• Aim of the task: Print exactly what lies from the line with "What matplotlib code" down to the line with "plt.rcParams['font.weight'] = 'bold'", counting both of those lines, but not the pictures.

>> Start Provided records

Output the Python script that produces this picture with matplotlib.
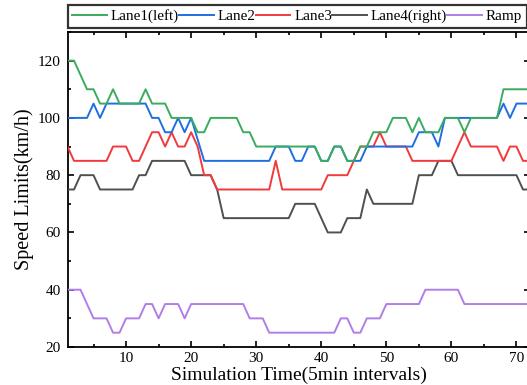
import numpy as np
import matplotlib.pyplot as plt
from matplotlib.ticker import MultipleLocator

plt.rcParams['font.family'] = ['Liberation Serif', 'DejaVu Serif']

t = np.arange(1, 73)

lane1 = [120, 120, 115, 110, 110, 105, 105, 110, 105, 105, 105, 105, 110, 105, 105, 105,
         100, 100, 100, 100, 95, 95, 100, 100, 100, 100, 100, 95, 95, 90, 90, 90,
         90, 90, 90, 90, 90, 90, 90, 85, 85, 90, 90, 85, 85, 90, 90, 95,
         95, 95, 100, 100, 100, 95, 100, 95, 95, 95, 100, 100, 100, 95, 100, 100,
         100, 100, 100, 110, 110, 110, 110, 110]
lane2 = [100, 100, 100, 100, 105, 100, 105, 105, 105, 105, 105, 105, 105, 100, 100, 95,
         95, 100, 95, 100, 92.5, 85, 85, 85, 85, 85, 85, 85, 85, 85, 85, 85,
         90, 90, 90, 85, 85, 90, 90, 85, 85, 90, 90, 85, 85, 85, 90, 90,
         90, 90, 90, 90, 90, 90, 95, 95, 95, 90, 100, 100, 100, 100, 100, 100,
         100, 100, 100, 105, 100, 105, 105, 105]
lane3 = [90, 85, 85, 85, 85, 85, 85, 90, 90, 90, 85, 85, 90, 95, 95, 90,
         95, 90, 90, 95, 90, 80, 80, 75, 75, 75, 75, 75, 75, 75, 75, 75,
         85, 75, 75, 75, 75, 75, 75, 75, 80, 80, 80, 80, 85, 90, 90, 90,
         95, 90, 90, 90, 90, 85, 85, 85, 85, 85, 85, 85, 90, 95, 90, 90,
         90, 90, 90, 85, 90, 90, 85, 85]
lane4 = [75, 75, 80, 80, 80, 75, 75, 75, 75, 75, 75, 80, 80, 85, 85, 85,
         85, 85, 85, 80, 80, 80, 80, 75, 65, 65, 65, 65, 65, 65, 65, 65,
         65, 65, 65, 70, 70, 70, 70, 65, 60, 60, 60, 65, 65, 65, 75, 70,
         70, 70, 70, 70, 70, 70, 80, 80, 80, 85, 85, 85, 80, 80, 80, 80,
         80, 80, 80, 80, 80, 80, 75, 75]
ramp = [40, 40, 40, 35, 30, 30, 30, 25, 25, 30, 30, 30, 35, 35, 30, 35,
        35, 35, 30, 35, 35, 35, 35, 35, 35, 35, 35, 35, 30, 30, 30, 25,
        25, 25, 25, 25, 25, 25, 25, 25, 25, 25, 30, 30, 25, 25, 30, 30,
        30, 35, 35, 35, 35, 35, 35, 40, 40, 40, 40, 40, 40, 35, 35, 35,
        35, 35, 35, 35, 35, 35, 35, 35]

names = ['Lane1(left)', 'Lane2', 'Lane3', 'Lane4(right)', 'Ramp']
colors = ['#3aac5e', '#1f6fe3', '#f23a3c', '#505050', '#b07ee6']
series = [lane1, lane2, lane3, lane4, ramp]

fig = plt.figure(figsize=(5.27, 3.85), dpi=100)
ax = fig.add_axes([67.5/527, 38/385, 462/527, 315/385])

# lane1 drawn on top, ramp at the bottom
for k, (y, c, n) in enumerate(zip(series, colors, names)):
    ax.plot(t, y, color=c, lw=1.4, label=n, zorder=10 - k)

ax.set_xlim(1, 72)
ax.set_ylim(20, 130)
ax.xaxis.set_major_locator(MultipleLocator(10))
ax.xaxis.set_minor_locator(MultipleLocator(5))
ax.yaxis.set_major_locator(MultipleLocator(20))
ax.yaxis.set_minor_locator(MultipleLocator(10))
ax.tick_params(which='both', direction='in', top=True, right=True, width=1.2, labelsize=11)
ax.tick_params(axis='y', pad=5)
ax.tick_params(which='major', length=4)
ax.tick_params(which='minor', length=2.5)
for s in ax.spines.values():
    s.set_linewidth(1.3)

ax.set_xlabel('Simulation Time(5min intervals)', fontsize=14, labelpad=1)
ax.set_ylabel('Speed Limits(km/h)', fontsize=14.5, labelpad=3)

leg = ax.legend(loc='lower left', bbox_to_anchor=(0, 1.012), ncol=5, fontsize=10.9,
                frameon=True, fancybox=False, edgecolor='black', borderpad=0.32,
                columnspacing=0.0, handletextpad=0.25, handlelength=2.3,
                borderaxespad=0)
leg.get_frame().set_linewidth(1.6)

plt.savefig('out.png', dpi=100)
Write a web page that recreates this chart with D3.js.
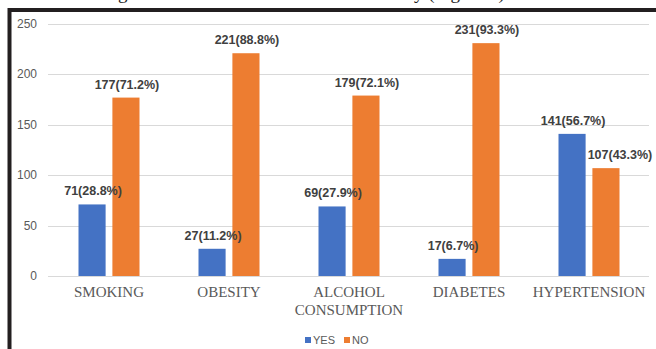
<!DOCTYPE html>
<html>
<head>
<meta charset="utf-8">
<script src="https://cdn.jsdelivr.net/npm/d3@7"></script>
<style>
  body { margin: 0; background: #fff; }
</style>
</head>
<body>
<script>
var categories = ['SMOKING', 'OBESITY', 'ALCOHOL CONSUMPTION', 'DIABETES', 'HYPERTENSION'];
var series = ['YES', 'NO'];
var yesValues = [71, 27, 69, 17, 141];
var noValues = [177, 221, 179, 231, 107];
var yesPct = ['28.8%', '11.2%', '27.9%', '6.7%', '56.7%'];
var noPct = ['71.2%', '88.8%', '72.1%', '93.3%', '43.3%'];
var yTicks = [0, 50, 100, 150, 200, 250];

var width = 656;
var height = 349;
var colors = { YES: '#4472C4', NO: '#ED7D31' };

var svg = d3.select('body')
    .append('svg')
    .attr('width', width)
    .attr('height', height);

// caption from the page above, mostly cut off
svg.append('text')
    .attr('x', 60)
    .attr('y', -1)
    .attr('font-family', 'Liberation Serif')
    .attr('font-size', 19)
    .attr('fill', '#222')
    .text('Showing distribution of risk factors in the study (Figure 2)');

// frame
svg.append('line')
    .attr('x1', 9).attr('y1', 10).attr('x2', width).attr('y2', 10)
    .attr('stroke', '#231f20').attr('stroke-width', 4);
svg.append('line')
    .attr('x1', 9.5).attr('y1', 8).attr('x2', 9.5).attr('y2', height)
    .attr('stroke', '#231f20').attr('stroke-width', 4);

var y = d3.scaleLinear().domain([0, 250]).range([276, 24]);
var x0 = d3.scaleBand().domain(categories).range([49, 649]);
var x1 = d3.scaleBand().domain(series).range([0, 61]).paddingInner(0.2);
var groupOff = (x0.bandwidth() - 61) / 2;

// gridlines
svg.append('g').selectAll('line')
    .data(yTicks)
    .enter().append('line')
    .attr('x1', 48).attr('x2', 649)
    .attr('y1', function(d) { return Math.round(y(d)) + 0.5; })
    .attr('y2', function(d) { return Math.round(y(d)) + 0.5; })
    .attr('stroke', '#d9d9d9')
    .attr('stroke-width', 1.2);

// y tick labels
svg.append('g').selectAll('text')
    .data(yTicks)
    .enter().append('text')
    .attr('x', 37)
    .attr('y', function(d) { return y(d) + 4; })
    .attr('text-anchor', 'end')
    .attr('font-family', 'Liberation Sans')
    .attr('font-size', 12)
    .attr('fill', '#595959')
    .text(function(d) { return d; });

var rows = categories.map(function(c, i) {
    return [
        { cat: c, s: 'YES', v: yesValues[i], label: yesValues[i] + '(' + yesPct[i] + ')' },
        { cat: c, s: 'NO', v: noValues[i], label: noValues[i] + '(' + noPct[i] + ')' }
    ];
});
var flat = d3.merge(rows);

svg.append('g').selectAll('rect')
    .data(flat)
    .enter().append('rect')
    .attr('x', function(d) { return x0(d.cat) + groupOff + x1(d.s); })
    .attr('y', function(d) { return y(d.v); })
    .attr('width', x1.bandwidth())
    .attr('height', function(d) { return y(0) - y(d.v); })
    .attr('fill', function(d) { return colors[d.s]; });

// data labels (the last NO label was pushed right in the original)
svg.append('g').selectAll('text')
    .data(flat)
    .enter().append('text')
    .attr('x', function(d) {
        var nudge = (d.cat === 'HYPERTENSION' && d.s === 'NO') ? 14 : 1;
        return x0(d.cat) + groupOff + x1(d.s) + x1.bandwidth() / 2 + nudge;
    })
    .attr('y', function(d) { return y(d.v) - 9; })
    .attr('text-anchor', 'middle')
    .attr('font-family', 'Liberation Sans')
    .attr('font-weight', 'bold')
    .attr('font-size', 12.5)
    .attr('fill', '#404040')
    .text(function(d) { return d.label; });

// category labels
var catLabels = svg.append('g').selectAll('text')
    .data(categories)
    .enter().append('text')
    .attr('x', function(d) { return x0(d) + x0.bandwidth() / 2; })
    .attr('y', 297)
    .attr('text-anchor', 'middle')
    .attr('font-family', 'Liberation Serif')
    .attr('font-size', 15)
    .attr('fill', '#595959');

catLabels.each(function(d) {
    var words = d.split(' ');
    var t = d3.select(this);
    words.forEach(function(w, i) {
        t.append('tspan')
            .attr('x', x0(d) + x0.bandwidth() / 2)
            .attr('dy', i === 0 ? 0 : 18)
            .text(w);
    });
});

// legend
var legend = svg.append('g').selectAll('g')
    .data(series)
    .enter().append('g')
    .attr('transform', function(d, i) { return 'translate(' + (305 + i * 39) + ',337)'; });

legend.append('rect')
    .attr('width', 6).attr('height', 6)
    .attr('fill', function(d) { return colors[d]; });

legend.append('text')
    .attr('x', 8)
    .attr('y', 6.5)
    .attr('font-family', 'Liberation Sans')
    .attr('font-size', 11)
    .attr('fill', '#595959')
    .text(function(d) { return d; });
</script>
</body>
</html>
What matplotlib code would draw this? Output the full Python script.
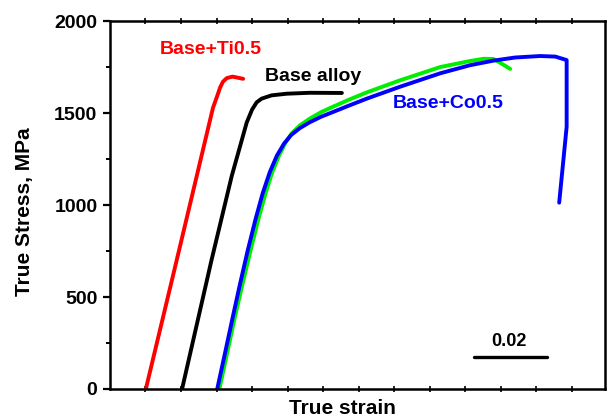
import matplotlib
matplotlib.use("Agg")
import matplotlib.pyplot as plt
import numpy as np

plt.rcParams['font.family'] = ['Liberation Sans', 'DejaVu Sans']
plt.rcParams['font.weight'] = 'bold'

# curves (true strain, true stress in MPa)
ti_strain = [0.0101, 0.0188, 0.0290, 0.0302, 0.0310, 0.0318, 0.0329, 0.0345, 0.0375]
ti_stress = [0, 702, 1530, 1595, 1640, 1672, 1692, 1700, 1688]

base_strain = [0.0203, 0.0286, 0.0343, 0.0385, 0.0400, 0.0413, 0.0427, 0.0455,
               0.0498, 0.0563, 0.0653]
base_stress = [0, 702, 1160, 1450, 1520, 1560, 1580, 1598,
               1607, 1612, 1611]

green_strain = [0.0308, 0.0331, 0.0351, 0.0373, 0.0396, 0.0418, 0.0438, 0.0457,
                0.0476, 0.0494, 0.0512, 0.0535, 0.0563, 0.0595, 0.0629, 0.0670,
                0.0723, 0.0817, 0.0930, 0.1014, 0.1052, 0.1080, 0.1099, 0.1127]
green_stress = [0, 205, 385, 570, 755, 925, 1065, 1180,
                1270, 1340, 1392, 1435, 1472, 1507, 1537, 1572,
                1614, 1680, 1752, 1785, 1797, 1796, 1775, 1742]

co_strain = [0.0302, 0.0325, 0.0345, 0.0366, 0.0388, 0.0410, 0.0430, 0.0450,
             0.0470, 0.0490, 0.0510, 0.0535, 0.0563, 0.0595, 0.0629, 0.0670,
             0.0723, 0.0817, 0.0930, 0.1014, 0.1080, 0.1141, 0.1211, 0.1254,
             0.1286, 0.1286, 0.1265]
co_stress = [0, 205, 385, 570, 755, 925, 1065, 1180,
             1270, 1335, 1382, 1420, 1452, 1482, 1508, 1540,
             1580, 1645, 1718, 1762, 1787, 1804, 1812, 1809,
             1790, 1427, 1014]

fig = plt.figure(figsize=(6.07, 4.18), dpi=100)
ax = fig.add_axes([0.1812, 0.0694, 0.8155, 0.8792])

kw = dict(lw=2.8, solid_capstyle='round', solid_joinstyle='round')
ax.plot(ti_strain, ti_stress, color='#ff0000', **kw)
ax.plot(base_strain, base_stress, color='black', **kw)
ax.plot(green_strain, green_stress, color='#00ee00', **kw)
ax.plot(co_strain, co_stress, color='#0000ff', **kw)

ax.text(0.02845, 1850, 'Base+Ti0.5', color='#ff0000', fontsize=14,
        fontweight='bold', ha='center', va='center')
ax.text(0.0572, 1703, 'Base alloy', color='black', fontsize=14,
        fontweight='bold', ha='center', va='center')
ax.text(0.0952, 1551, 'Base+Co0.5', color='#0000ff', fontsize=14,
        fontweight='bold', ha='center', va='center')

# scale bar
ax.plot([0.1025, 0.1231], [174, 174], color='black', lw=2.4, solid_capstyle='round')
ax.text(0.1124, 256, '0.02', fontsize=13, fontweight='bold', ha='center', va='center')

ax.set_xlim(0, 0.1394)
ax.set_ylim(0, 2000)
ax.set_yticks(np.arange(0, 2001, 500))
ax.set_yticks(np.arange(250, 2000, 500), minor=True)
ax.set_xticks(np.arange(0.01, 0.135, 0.01))
ax.set_xticklabels([])

ax.tick_params(axis='y', which='major', direction='out', length=5, width=1.6,
               labelsize=14, pad=4, right=False)
ax.tick_params(axis='y', which='minor', direction='out', length=3, width=1.4, right=False)
ax.tick_params(axis='x', which='major', direction='inout', length=4, width=1.2,
               top=True, bottom=True)
for lab in ax.get_yticklabels():
    lab.set_fontweight('bold')

for s in ax.spines.values():
    s.set_linewidth(1.8)

ax.set_xlabel('True strain', fontsize=15, fontweight='bold', va='top')
ax.xaxis.set_label_coords(0.469, -0.028)
ax.set_ylabel('True Stress, MPa', fontsize=15, fontweight='bold', va='center')
ax.yaxis.set_label_coords(-0.1727, 0.4816)

fig.savefig('out.png', dpi=100)
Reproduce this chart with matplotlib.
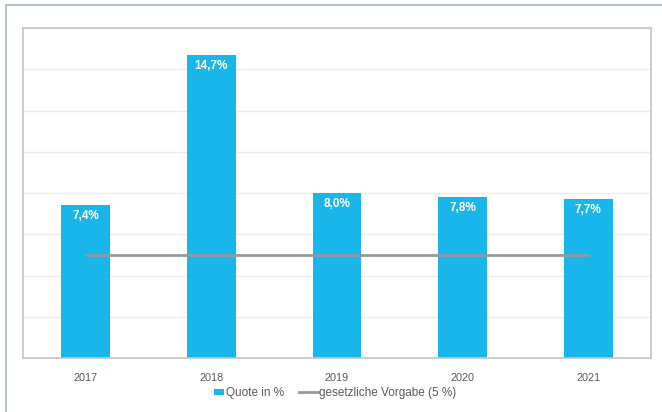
import matplotlib
matplotlib.use("Agg")
import matplotlib.pyplot as plt
from matplotlib.lines import Line2D
from matplotlib.patches import Patch, Rectangle
from matplotlib.legend_handler import HandlerPatch

plt.rcParams['font.family'] = ['Liberation Sans', 'DejaVu Sans']

years = ["2017", "2018", "2019", "2020", "2021"]
quote = [7.4, 14.7, 8.0, 7.8, 7.7]
quote_labels = ["7,4%", "14,7%", "8,0%", "7,8%", "7,7%"]
vorgabe = [5, 5, 5, 5, 5]

bar_color = "#19b6eb"
line_color = "#8e9aa1"

fig = plt.figure(figsize=(6.62, 4.12), dpi=100)
ax = fig.add_axes([23 / 662, 1 - 358 / 412, (651 - 23) / 662, (358 - 28) / 412])

x = list(range(len(years)))
ax.bar(x, quote, width=0.39, color=bar_color, zorder=2)
ax.plot(x, vorgabe, color=line_color, linewidth=2, zorder=3)

for xi, v, lab in zip(x, quote, quote_labels):
    ax.text(xi, v - 0.52, lab, ha="center", va="center", color="white",
            fontsize=8.5, fontweight="bold", zorder=4)

ax.set_xlim(-0.5, len(years) - 0.5)
ax.set_ylim(0, 16)
ax.set_yticks(range(0, 17, 2))
ax.yaxis.grid(True, color="#ededed", linewidth=1, zorder=0)
ax.set_axisbelow(True)
ax.tick_params(axis="y", left=False, labelleft=False)
ax.set_xticks(x)
ax.set_xticklabels(years, fontsize=7.8, color="#595959")
ax.tick_params(axis="x", length=0, pad=11)
for s in ax.spines.values():
    s.set_color("#c4c4c4")
    s.set_linewidth(1.2)


def small_box(legend, orig_handle, xdescent, ydescent, width, height, fontsize):
    w, h = 7.5, 4.0
    return Rectangle((width - w - xdescent, -ydescent + (height - h) / 2), w, h)


handles = [Patch(facecolor=bar_color, edgecolor="none"),
           Line2D([0], [0], color=line_color, linewidth=2)]
fig.legend(handles, ["Quote in %", "gesetzliche Vorgabe (5 %)"],
           loc="center", bbox_to_anchor=(0.5, 1 - 393 / 412), ncol=2,
           frameon=False, fontsize=8.5, handlelength=1.6, handletextpad=0.1,
           columnspacing=1.3, labelcolor="#595959",
           handler_map={Patch: HandlerPatch(patch_func=small_box)})

# outer frame
frame_color = "#b7c3cb"
fig.add_artist(Line2D([6 / 662, 6 / 662], [0, 1 - 5 / 412], color=frame_color,
                      linewidth=1.5, transform=fig.transFigure))
fig.add_artist(Line2D([6 / 662, 1], [1 - 5 / 412, 1 - 5 / 412], color=frame_color,
                      linewidth=1.5, transform=fig.transFigure))

fig.savefig("out.png", dpi=100)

>> End Provided records

• Result below:
What matplotlib code would draw this? Output the full Python script.
import matplotlib
matplotlib.use("Agg")
import matplotlib.pyplot as plt
import numpy as np

plt.rcParams['font.family'] = ['Liberation Sans', 'DejaVu Sans']
plt.rcParams['font.weight'] = 'bold'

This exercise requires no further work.